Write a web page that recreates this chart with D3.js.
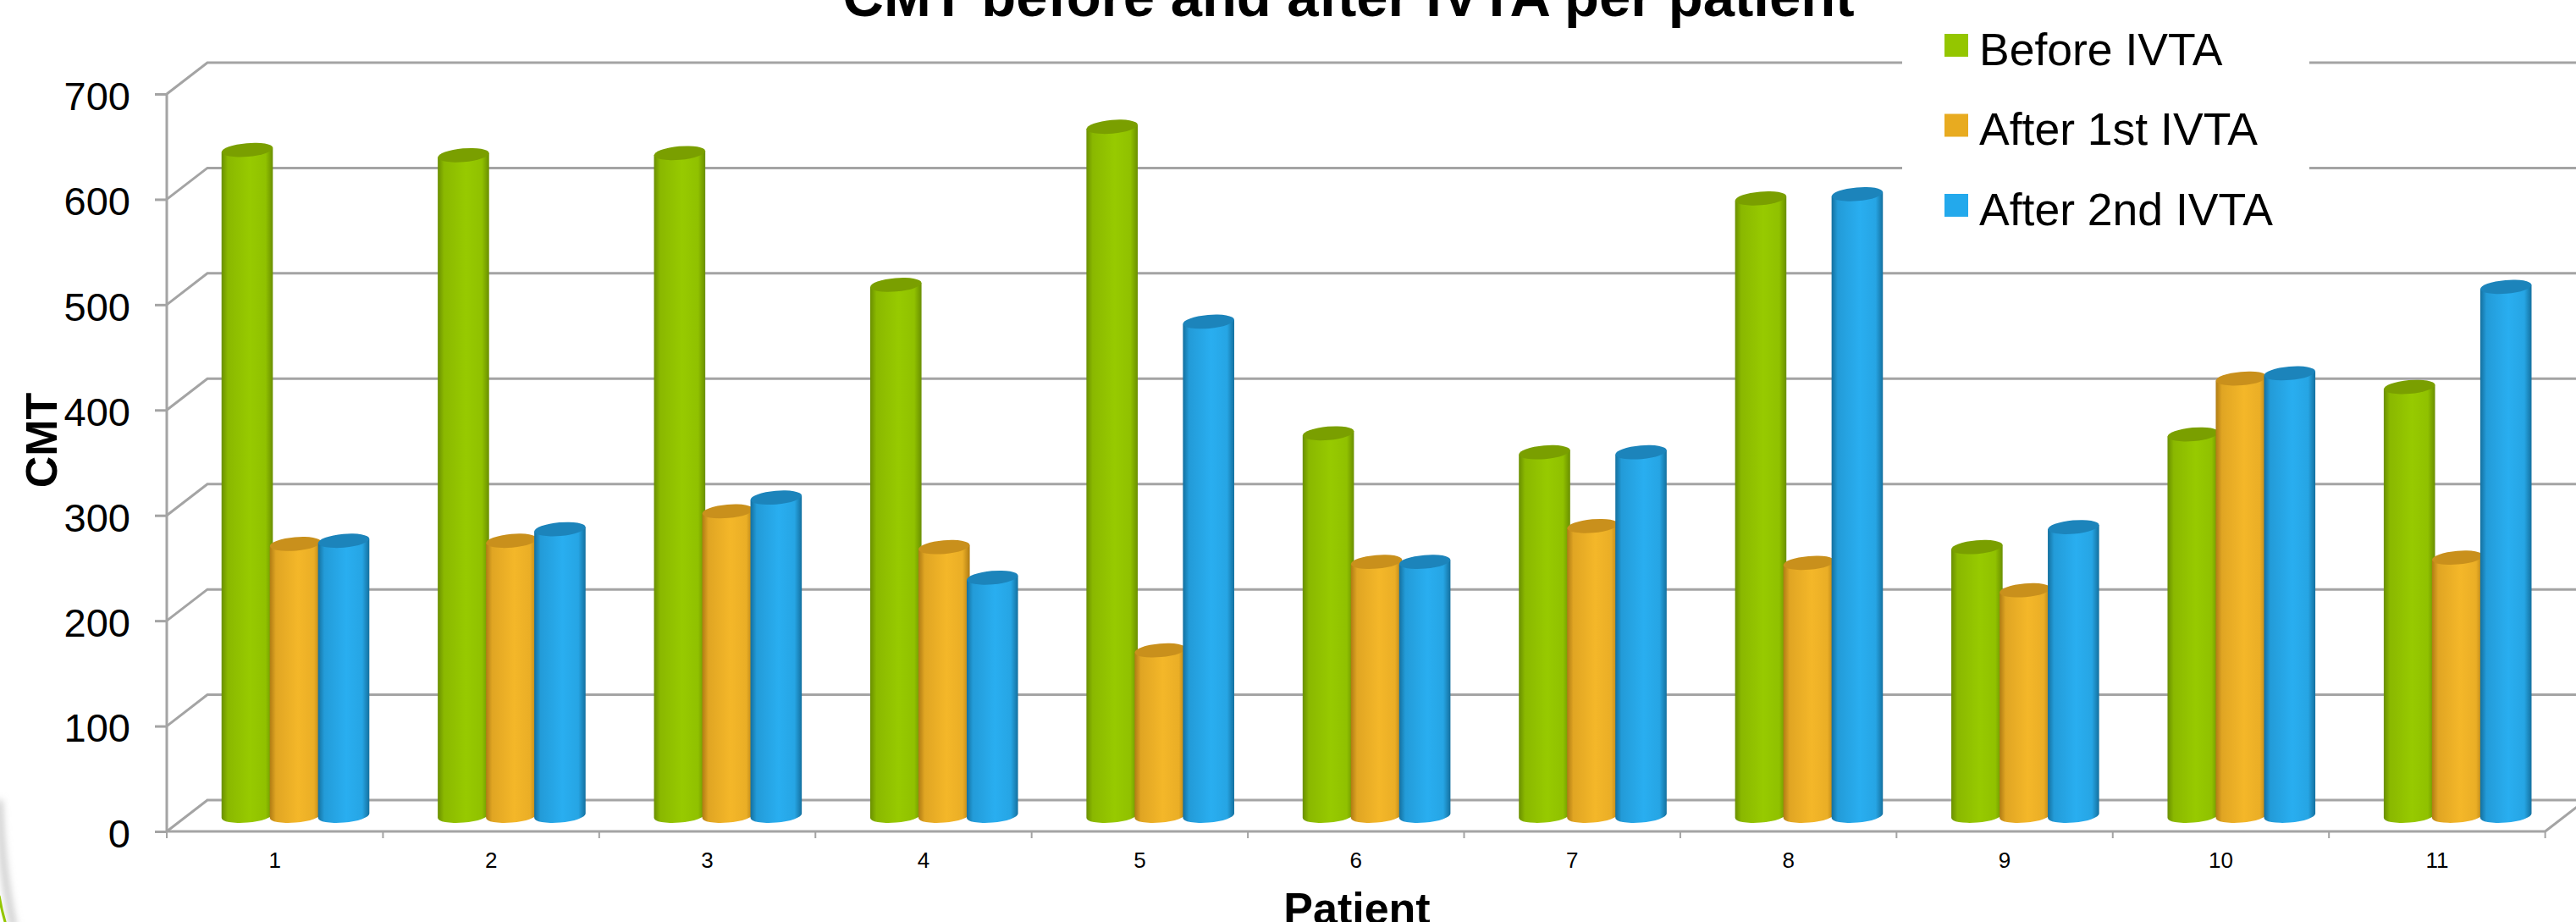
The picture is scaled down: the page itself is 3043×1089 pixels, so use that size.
<!DOCTYPE html>
<html>
<head>
<meta charset="utf-8">
<title>CMT before and after IVTA per patient</title>
<script src="https://cdn.jsdelivr.net/npm/d3@7"></script>
<style>
  html, body { margin: 0; padding: 0; background: #fff; overflow: hidden; }
  svg { display: block; font-family: "Liberation Sans", Arial, sans-serif; }
</style>
</head>
<body>
<div id="chart"></div>
<script>
const patients = ["1", "2", "3", "4", "5", "6", "7", "8", "9", "10", "11"];
const seriesNames = ["Before IVTA", "After 1st IVTA", "After 2nd IVTA"];
const beforeIvta = [632, 627, 629, 504, 654, 363, 345, 586, 255, 362, 407];
const after1stIvta = [258, 261, 289, 255, 157, 241, 275, 240, 214, 415, 245];
const after2ndIvta = [261, 272, 302, 226, 469, 241, 345, 590, 274, 420, 502];
const yTicks = [0, 100, 200, 300, 400, 500, 600, 700];

const seriesValues = [beforeIvta, after1stIvta, after2ndIvta];
const seriesColors = [
  {base: "#97ca00", edge: "#6a8f00", top: "#7a9f00", key: "#94c600"},
  {base: "#f4b729", edge: "#b07c14", top: "#c9901c", key: "#e8ab20"},
  {base: "#29aef0", edge: "#14709f", top: "#1c84bb", key: "#23a9ec"}
];

const width = 3043, height = 1089;
const plot = {left: 197, right: 3006.6, top: 111, bottom: 982};
// 3D look of the chart: how far the back wall sits from the front plane
const depth = {x: 48, y: 37};
const bar = {step: 57, rx: 30.3, ry: 8, tilt: 5, edgeDy: 2.5};

const svg = d3.select("#chart").append("svg")
    .attr("width", width)
    .attr("height", height);

// Scales
const xScale = d3.scaleBand().domain(patients).range([plot.left, plot.right]);
const xInner = d3.scaleBand().domain(seriesNames).range([0, bar.step * 3]);
const yScale = d3.scaleLinear().domain([0, 700]).range([plot.bottom, plot.top]);

// Gradients give the cylinders their round shading
const defs = svg.append("defs");
seriesColors.forEach((c, i) => {
  const grad = defs.append("linearGradient").attr("id", `cyl-${i}`);
  grad.append("stop").attr("offset", "0%").attr("stop-color", c.edge);
  grad.append("stop").attr("offset", "12%").attr("stop-color", d3.interpolateRgb(c.edge, c.base)(0.7));
  grad.append("stop").attr("offset", "55%").attr("stop-color", c.base);
  grad.append("stop").attr("offset", "86%").attr("stop-color", d3.interpolateRgb(c.edge, c.base)(0.85));
  grad.append("stop").attr("offset", "100%").attr("stop-color", c.edge);
});
defs.append("filter").attr("id", "soft").attr("x", "-200%").attr("width", "500%")
  .append("feGaussianBlur").attr("stdDeviation", 4);

// Slide decoration in the lower left corner
svg.append("path")
    .attr("d", "M-1,945 Q2,1030 16,1095")
    .attr("fill", "none")
    .attr("stroke", "#c4c4c4")
    .attr("stroke-width", 7)
    .attr("filter", "url(#soft)");
svg.append("path")
    .attr("d", "M-1,1058 Q2,1076 7,1092")
    .attr("fill", "none")
    .attr("stroke", "#94c600")
    .attr("stroke-width", 3);

// Walls and gridlines
const gridG = svg.append("g")
    .attr("fill", "none")
    .attr("stroke", "#a4a4a4")
    .attr("stroke-width", 3);

gridG.selectAll(".grid")
  .data(yTicks)
  .join("path")
    .attr("class", "grid")
    .attr("d", d => `M${plot.left},${yScale(d)}L${plot.left + depth.x},${yScale(d) - depth.y}H${plot.right + depth.x}`);

gridG.append("path")
    .attr("d", `M${plot.left},${plot.top}V${plot.bottom}H${plot.right}l${depth.x},${-depth.y}`);

// Category ticks sit on the band edges
gridG.selectAll(".x-tick")
  .data(patients.map(p => xScale(p)).concat(plot.right))
  .join("path")
    .attr("class", "x-tick")
    .attr("stroke-width", 2)
    .attr("d", d => `M${d},${plot.bottom}v8`);

// Axes
const yAxis = d3.axisLeft(yScale).tickValues(yTicks).tickSize(14).tickPadding(29);
const xAxis = d3.axisBottom(xScale).tickSize(0).tickPadding(24.5);

const yAxisG = svg.append("g")
    .attr("transform", `translate(${plot.left},0)`)
    .call(yAxis);
yAxisG.select(".domain").remove();
yAxisG.selectAll("line").attr("stroke", "#a4a4a4").attr("stroke-width", 3);
yAxisG.selectAll("text")
    .attr("dy", "0.39em")
    .attr("font-size", 47)
    .attr("font-family", "Liberation Sans")
    .attr("fill", "#000");

const xAxisG = svg.append("g")
    .attr("transform", `translate(0,${plot.bottom})`)
    .call(xAxis);
xAxisG.select(".domain").remove();
xAxisG.selectAll("text")
    .attr("font-size", 26)
    .attr("font-family", "Liberation Sans")
    .attr("fill", "#000");

// Cylinders, drawn series by series so each one overlaps the one before it
const flat = [];
patients.forEach((p, i) => {
  seriesNames.forEach((s, j) => flat.push({patient: p, series: s, index: j, value: seriesValues[j][i]}));
});

const barCx = d => xScale(d.patient) + (xScale.bandwidth() - xInner.range()[1]) / 2 + depth.x / 2
    + xInner(d.series) + bar.rx - 1.5;
const barCy = v => yScale(v) - depth.y / 2;

const barsG = svg.append("g");
const cylinders = barsG.selectAll(".cyl")
  .data(flat)
  .join("g")
    .attr("class", "cyl");

cylinders.append("path")
    .attr("fill", d => `url(#cyl-${d.index})`)
    .attr("d", d => {
      const cx = barCx(d), top = barCy(d.value), base = barCy(0);
      return `M${cx - bar.rx},${top + bar.edgeDy}`
        + `L${cx - bar.rx},${base + bar.edgeDy}`
        + `A${bar.rx},${bar.ry} ${-bar.tilt} 0 0 ${cx + bar.rx},${base - bar.edgeDy}`
        + `L${cx + bar.rx},${top - bar.edgeDy}Z`;
    });

cylinders.append("ellipse")
    .attr("rx", bar.rx)
    .attr("ry", bar.ry)
    .attr("fill", d => seriesColors[d.index].top)
    .attr("transform", d => `translate(${barCx(d)},${barCy(d.value)}) rotate(${-bar.tilt})`);

// Legend box covers the gridlines behind it
svg.append("rect")
    .attr("x", 2247)
    .attr("y", 0)
    .attr("width", 481)
    .attr("height", 290)
    .attr("fill", "#fff");

const legendY = d3.scalePoint().domain(seriesNames).range([40, 229]);
const legend = svg.selectAll(".legend")
  .data(seriesNames)
  .join("g")
    .attr("class", "legend")
    .attr("transform", d => `translate(2297,${legendY(d)})`);
legend.append("rect")
    .attr("width", 28)
    .attr("height", 27)
    .attr("fill", (d, i) => seriesColors[i].key);
legend.append("text")
    .attr("x", 41)
    .attr("y", 36.5)
    .attr("font-size", 53.5)
    .attr("fill", "#000")
    .text(d => d);

// Titles, cut by the slide edge just like the reference
svg.append("text")
    .attr("x", 1593)
    .attr("y", 19)
    .attr("text-anchor", "middle")
    .attr("font-size", 67)
    .attr("font-weight", "bold")
    .text("CMT before and after IVTA per patient");

svg.append("text")
    .attr("x", 1603)
    .attr("y", 1091)
    .attr("text-anchor", "middle")
    .attr("font-size", 52)
    .attr("font-weight", "bold")
    .text("Patient");

svg.append("text")
    .attr("transform", "translate(67,520) rotate(-90)")
    .attr("text-anchor", "middle")
    .attr("font-size", 52)
    .attr("font-weight", "bold")
    .text("CMT");
</script>
</body>
</html>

## Task to complete
Keep every word of the data as it is when you write it out, but drop the pictures.

## Answer to the task
Write a web page that recreates this chart with D3.js.
The picture is scaled down: the page itself is 3043×1089 pixels, so use that size.
<!DOCTYPE html>
<html>
<head>
<meta charset="utf-8">
<title>CMT before and after IVTA per patient</title>
<script src="https://cdn.jsdelivr.net/npm/d3@7"></script>
<style>
  html, body { margin: 0; padding: 0; background: #fff; overflow: hidden; }
  svg { display: block; font-family: "Liberation Sans", Arial, sans-serif; }
</style>
</head>
<body>
<div id="chart"></div>
<script>
const patients = ["1", "2", "3", "4", "5", "6", "7", "8", "9", "10", "11"];
const seriesNames = ["Before IVTA", "After 1st IVTA", "After 2nd IVTA"];
const beforeIvta = [632, 627, 629, 504, 654, 363, 345, 586, 255, 362, 407];
const after1stIvta = [258, 261, 289, 255, 157, 241, 275, 240, 214, 415, 245];
const after2ndIvta = [261, 272, 302, 226, 469, 241, 345, 590, 274, 420, 502];
const yTicks = [0, 100, 200, 300, 400, 500, 600, 700];

const seriesValues = [beforeIvta, after1stIvta, after2ndIvta];
const seriesColors = [
  {base: "#97ca00", edge: "#6a8f00", top: "#7a9f00", key: "#94c600"},
  {base: "#f4b729", edge: "#b07c14", top: "#c9901c", key: "#e8ab20"},
  {base: "#29aef0", edge: "#14709f", top: "#1c84bb", key: "#23a9ec"}
];

const width = 3043, height = 1089;
const plot = {left: 197, right: 3006.6, top: 111, bottom: 982};
// 3D look of the chart: how far the back wall sits from the front plane
const depth = {x: 48, y: 37};
const bar = {step: 57, rx: 30.3, ry: 8, tilt: 5, edgeDy: 2.5};

const svg = d3.select("#chart").append("svg")
    .attr("width", width)
    .attr("height", height);

// Scales
const xScale = d3.scaleBand().domain(patients).range([plot.left, plot.right]);
const xInner = d3.scaleBand().domain(seriesNames).range([0, bar.step * 3]);
const yScale = d3.scaleLinear().domain([0, 700]).range([plot.bottom, plot.top]);

// Gradients give the cylinders their round shading
const defs = svg.append("defs");
seriesColors.forEach((c, i) => {
  const grad = defs.append("linearGradient").attr("id", `cyl-${i}`);
  grad.append("stop").attr("offset", "0%").attr("stop-color", c.edge);
  grad.append("stop").attr("offset", "12%").attr("stop-color", d3.interpolateRgb(c.edge, c.base)(0.7));
  grad.append("stop").attr("offset", "55%").attr("stop-color", c.base);
  grad.append("stop").attr("offset", "86%").attr("stop-color", d3.interpolateRgb(c.edge, c.base)(0.85));
  grad.append("stop").attr("offset", "100%").attr("stop-color", c.edge);
});
defs.append("filter").attr("id", "soft").attr("x", "-200%").attr("width", "500%")
  .append("feGaussianBlur").attr("stdDeviation", 4);

// Slide decoration in the lower left corner
svg.append("path")
    .attr("d", "M-1,945 Q2,1030 16,1095")
    .attr("fill", "none")
    .attr("stroke", "#c4c4c4")
    .attr("stroke-width", 7)
    .attr("filter", "url(#soft)");
svg.append("path")
    .attr("d", "M-1,1058 Q2,1076 7,1092")
    .attr("fill", "none")
    .attr("stroke", "#94c600")
    .attr("stroke-width", 3);

// Walls and gridlines
const gridG = svg.append("g")
    .attr("fill", "none")
    .attr("stroke", "#a4a4a4")
    .attr("stroke-width", 3);

gridG.selectAll(".grid")
  .data(yTicks)
  .join("path")
    .attr("class", "grid")
    .attr("d", d => `M${plot.left},${yScale(d)}L${plot.left + depth.x},${yScale(d) - depth.y}H${plot.right + depth.x}`);

gridG.append("path")
    .attr("d", `M${plot.left},${plot.top}V${plot.bottom}H${plot.right}l${depth.x},${-depth.y}`);

// Category ticks sit on the band edges
gridG.selectAll(".x-tick")
  .data(patients.map(p => xScale(p)).concat(plot.right))
  .join("path")
    .attr("class", "x-tick")
    .attr("stroke-width", 2)
    .attr("d", d => `M${d},${plot.bottom}v8`);

// Axes
const yAxis = d3.axisLeft(yScale).tickValues(yTicks).tickSize(14).tickPadding(29);
const xAxis = d3.axisBottom(xScale).tickSize(0).tickPadding(24.5);

const yAxisG = svg.append("g")
    .attr("transform", `translate(${plot.left},0)`)
    .call(yAxis);
yAxisG.select(".domain").remove();
yAxisG.selectAll("line").attr("stroke", "#a4a4a4").attr("stroke-width", 3);
yAxisG.selectAll("text")
    .attr("dy", "0.39em")
    .attr("font-size", 47)
    .attr("font-family", "Liberation Sans")
    .attr("fill", "#000");

const xAxisG = svg.append("g")
    .attr("transform", `translate(0,${plot.bottom})`)
    .call(xAxis);
xAxisG.select(".domain").remove();
xAxisG.selectAll("text")
    .attr("font-size", 26)
    .attr("font-family", "Liberation Sans")
    .attr("fill", "#000");

// Cylinders, drawn series by series so each one overlaps the one before it
const flat = [];
patients.forEach((p, i) => {
  seriesNames.forEach((s, j) => flat.push({patient: p, series: s, index: j, value: seriesValues[j][i]}));
});

const barCx = d => xScale(d.patient) + (xScale.bandwidth() - xInner.range()[1]) / 2 + depth.x / 2
    + xInner(d.series) + bar.rx - 1.5;
const barCy = v => yScale(v) - depth.y / 2;

const barsG = svg.append("g");
const cylinders = barsG.selectAll(".cyl")
  .data(flat)
  .join("g")
    .attr("class", "cyl");

cylinders.append("path")
    .attr("fill", d => `url(#cyl-${d.index})`)
    .attr("d", d => {
      const cx = barCx(d), top = barCy(d.value), base = barCy(0);
      return `M${cx - bar.rx},${top + bar.edgeDy}`
        + `L${cx - bar.rx},${base + bar.edgeDy}`
        + `A${bar.rx},${bar.ry} ${-bar.tilt} 0 0 ${cx + bar.rx},${base - bar.edgeDy}`
        + `L${cx + bar.rx},${top - bar.edgeDy}Z`;
    });

cylinders.append("ellipse")
    .attr("rx", bar.rx)
    .attr("ry", bar.ry)
    .attr("fill", d => seriesColors[d.index].top)
    .attr("transform", d => `translate(${barCx(d)},${barCy(d.value)}) rotate(${-bar.tilt})`);

// Legend box covers the gridlines behind it
svg.append("rect")
    .attr("x", 2247)
    .attr("y", 0)
    .attr("width", 481)
    .attr("height", 290)
    .attr("fill", "#fff");

const legendY = d3.scalePoint().domain(seriesNames).range([40, 229]);
const legend = svg.selectAll(".legend")
  .data(seriesNames)
  .join("g")
    .attr("class", "legend")
    .attr("transform", d => `translate(2297,${legendY(d)})`);
legend.append("rect")
    .attr("width", 28)
    .attr("height", 27)
    .attr("fill", (d, i) => seriesColors[i].key);
legend.append("text")
    .attr("x", 41)
    .attr("y", 36.5)
    .attr("font-size", 53.5)
    .attr("fill", "#000")
    .text(d => d);

// Titles, cut by the slide edge just like the reference
svg.append("text")
    .attr("x", 1593)
    .attr("y", 19)
    .attr("text-anchor", "middle")
    .attr("font-size", 67)
    .attr("font-weight", "bold")
    .text("CMT before and after IVTA per patient");

svg.append("text")
    .attr("x", 1603)
    .attr("y", 1091)
    .attr("text-anchor", "middle")
    .attr("font-size", 52)
    .attr("font-weight", "bold")
    .text("Patient");

svg.append("text")
    .attr("transform", "translate(67,520) rotate(-90)")
    .attr("text-anchor", "middle")
    .attr("font-size", 52)
    .attr("font-weight", "bold")
    .text("CMT");
</script>
</body>
</html>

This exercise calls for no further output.